Flashbanged in light mode
Dark Mode is only available for real cash money subscription license
“Yeah okay nvm let’s try something open source lol”
They really paywalled dark mode? That move alone is incredibly dumb. Surefire way to alienate potential new users before they’ve even tested anything serious.
Used to. It took a single registry tweak to enable it which was easily found, but still a pain.
I’m building something heavily reliant on the physics engine. Unity you need to be an enterprise member for the ability to override methods related to physics. Easy choice
Is that why so many unity games have the same feel? I’ve started looking into the game engine that’s used and avoiding unity games.

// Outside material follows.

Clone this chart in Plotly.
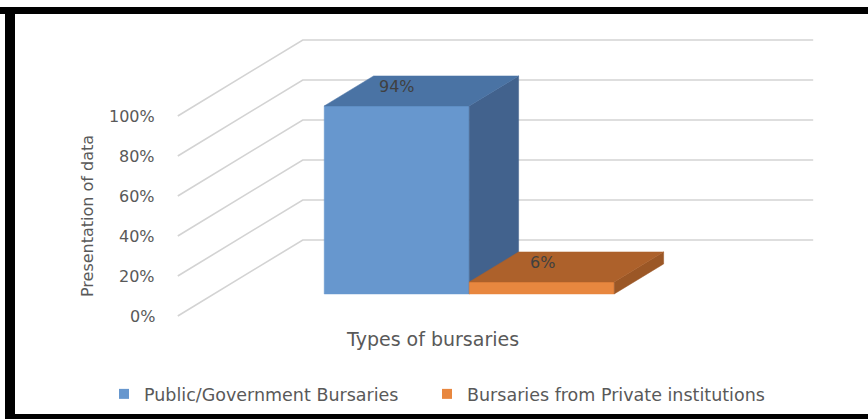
import plotly.graph_objects as go

# ---- data -------------------------------------------------------------
series_names = ["Public/Government Bursaries", "Bursaries from Private institutions"]
series_values = [94, 6]                      # percent
category_title = "Types of bursaries"
value_title = "Presentation of data"
tick_values = [0, 20, 40, 60, 80, 100]
tick_labels = ["0%", "20%", "40%", "60%", "80%", "100%"]

# ---- styling ----------------------------------------------------------
front_colors = ["#6797CE", "#E8873F"]
top_colors = ["#4A73A4", "#AD612B"]
side_colors = ["#42628D", "#9B5726"]
grid_color = "#D3D3D3"
text_color = "#595959"
label_color = "#404040"
FONT = "DejaVu Sans"
W, H = 868, 419

# oblique projection used to fake the 3-D column look:
# u = position along the category axis (one unit per bar width)
# v = value (percent), d = depth (0 = front of floor, 1 = back wall)
DEPTH_DX = 0.862      # horizontal shift for full depth, in bar widths
DEPTH_DY = 38.0       # vertical shift for full depth, in percent units
GAP = 0.76            # floor margin either side of the bar group
BAR_D0, BAR_D1 = 0.29, 0.685   # front / back depth of the columns


def proj(u, v, d):
    return u + d * DEPTH_DX, v + d * DEPTH_DY


def polygon(points):
    xs, ys = [], []
    for u, v, d in points:
        x, y = proj(u, v, d)
        xs.append(x)
        ys.append(y)
    xs.append(xs[0])
    ys.append(ys[0])
    return xs, ys


fig = go.Figure()

# walls: gridlines on the side wall and the back wall
n_series = len(series_values)
gx, gy = [], []
for t in tick_values:
    for u, d in [(-GAP, 0), (-GAP, 1), (n_series + GAP, 1)]:
        x, y = proj(u, t, d)
        gx.append(x)
        gy.append(y)
    gx.append(None)
    gy.append(None)
fig.add_trace(go.Scatter(x=gx, y=gy, mode="lines",
                         line=dict(color=grid_color, width=1.6),
                         hoverinfo="skip", showlegend=False))

# columns: front, right side and top faces
for i, val in enumerate(series_values):
    u0, u1 = i, i + 1
    faces = [
        ([(u0, 0, BAR_D0), (u1, 0, BAR_D0), (u1, val, BAR_D0), (u0, val, BAR_D0)], front_colors[i]),
        ([(u1, 0, BAR_D0), (u1, 0, BAR_D1), (u1, val, BAR_D1), (u1, val, BAR_D0)], side_colors[i]),
        ([(u0, val, BAR_D0), (u1, val, BAR_D0), (u1, val, BAR_D1), (u0, val, BAR_D1)], top_colors[i]),
    ]
    for pts, col in faces:
        xs, ys = polygon(pts)
        fig.add_trace(go.Scatter(x=xs, y=ys, mode="lines", fill="toself",
                                 fillcolor=col, line=dict(color=col, width=0.5),
                                 hoverinfo="skip", showlegend=False))

# legend entries, one legend box per series so each can be placed freely
legend_ids = ["legend", "legend2"]
legend_x = [104, 427]          # left edge of each legend entry, px
for i, name in enumerate(series_names):
    fig.add_trace(go.Scatter(x=[None], y=[None], mode="markers", name=name,
                             legend=legend_ids[i],
                             marker=dict(symbol="square", size=10, color=front_colors[i])))

annotations = []
# value labels on the column tops
for i, val in enumerate(series_values):
    x, y = proj(i + 0.5, val, (BAR_D0 + BAR_D1) / 2)
    annotations.append(dict(x=x, y=y, text=f"{val}%", showarrow=False,
                            xshift=-24, yshift=4,
                            font=dict(family=FONT, size=16, color=label_color)))
# value axis tick labels at the front edge of the side wall
for t, lab in zip(tick_values, tick_labels):
    x, y = proj(-GAP, t, 0)
    annotations.append(dict(x=x, y=y, text=lab, showarrow=False,
                            xanchor="right", yanchor="middle", xshift=-21,
                            font=dict(family=FONT, size=16, color=text_color)))
# axis titles
annotations.append(dict(xref="paper", yref="paper", x=87 / W, y=1 - 216 / H,
                        text=value_title, textangle=-90, showarrow=False,
                        xanchor="center", yanchor="middle",
                        font=dict(family=FONT, size=16, color=text_color)))
annotations.append(dict(xref="paper", yref="paper", x=432 / W, y=1 - 339 / H,
                        text=category_title, showarrow=False,
                        xanchor="center", yanchor="middle",
                        font=dict(family=FONT, size=19, color=text_color)))

shapes = [
    # black frame around the chart (top, left, bottom)
    dict(type="rect", xref="paper", yref="paper", x0=0, x1=1,
         y0=1 - 14 / H, y1=1 - 7 / H, fillcolor="black", line_width=0),
    dict(type="rect", xref="paper", yref="paper", x0=5 / W, x1=15 / W,
         y0=0, y1=1 - 7 / H, fillcolor="black", line_width=0),
    dict(type="rect", xref="paper", yref="paper", x0=5 / W, x1=1,
         y0=0, y1=5 / H, fillcolor="black", line_width=0),
]

legend_style = dict(orientation="h", xanchor="left", y=1 - 394 / H, yanchor="middle",
                    font=dict(family=FONT, size=17.5, color=text_color),
                    itemwidth=30, bgcolor="rgba(0,0,0,0)")

fig.update_layout(
    width=W, height=H,
    margin=dict(l=0, r=0, t=0, b=0),
    paper_bgcolor="white", plot_bgcolor="white",
    xaxis=dict(range=[-1.986, 4.0], visible=False, fixedrange=True),
    yaxis=dict(range=[-51.5, 158], visible=False, fixedrange=True),
    showlegend=True,
    legend=dict(x=legend_x[0] / W, **legend_style),
    legend2=dict(x=legend_x[1] / W, **legend_style),
    annotations=annotations,
    shapes=shapes,
)

fig.write_html("out.html")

I can’t say thats why, regardless of engine you’re trying to solve basically the same problems, more likely which example project is used as a starter, which I’m sure very much the same can happen regardless of game engine.
With the FOSS spirit however Im sure more contributors will make plenty of viable starter asset packs for inexperienced users and diversify the “feel”
But I can say being able to actually interact with the phys engine is practically what’s enabling my project, so I would imagine that also has a part in the feel of games
Joe-Dot
I’ve been with unity since the early days and back then it was this simple little engine.
Today it’s a nightmare. I just made an hdr project and imported their own terrain example assets and guess what? It’s broken in multiple ways. Now I have to waste time fixing it, instead of focusing on my project. And that’s as a unity expert rather than a beginner.
That’s not to mention all the errors it loves to throw at me, even though it’s all quite vanilla. And how it loves to grab my attention with popup windows that block my view. How builds fail when I focus on another window. I could go on.
They keep adding features without finishing them. Clearly some kind of impulsive marketing behavior, rather than listening to the experts.
The cherry on top is that licensing nonsense they pulled, putting my hard earned livelihood in danger. That stuff really makes you scratch your head and look around.
Seriously, try out Godot.
Edit: I actually just realized I haven’t even started yet with truly getting stuff off my chest here.
Okay one thing that bothers me so much is how hard it is to hook custom logic into the play button. Like all I want is my own script to run when someone presses play.
Sometimes this is important because you need to do some processing on the scene. Or perhaps the scene is a UI scene or something and you just want to start from another scene that shows the UI at work.
Like if you are developing a UI, you just wanna press play and it should just work and play. Either from the start scene or a test scene.
That’s the weird thing about unity. On one hand it allows you to do a lot of editor customization, and I haven’t worked on a project yet that doesn’t have some form of that. On the other hand, you can’t even hook into or replace the play button logic, which you could argue is the most basic action of all.
Another thing is that a client I am working for just switched to unity’s version management. And it just doesn’t work in a straight forward way. I still don’t have that working because I need to work and get stuff done.
Another thing is that their new animation system didn’t even allow me to query the duration of an animation, at least back when it came out and kept marketing with it. We actually ended up writing an entirely parallel system with meta data which was overly complicated for what we needed.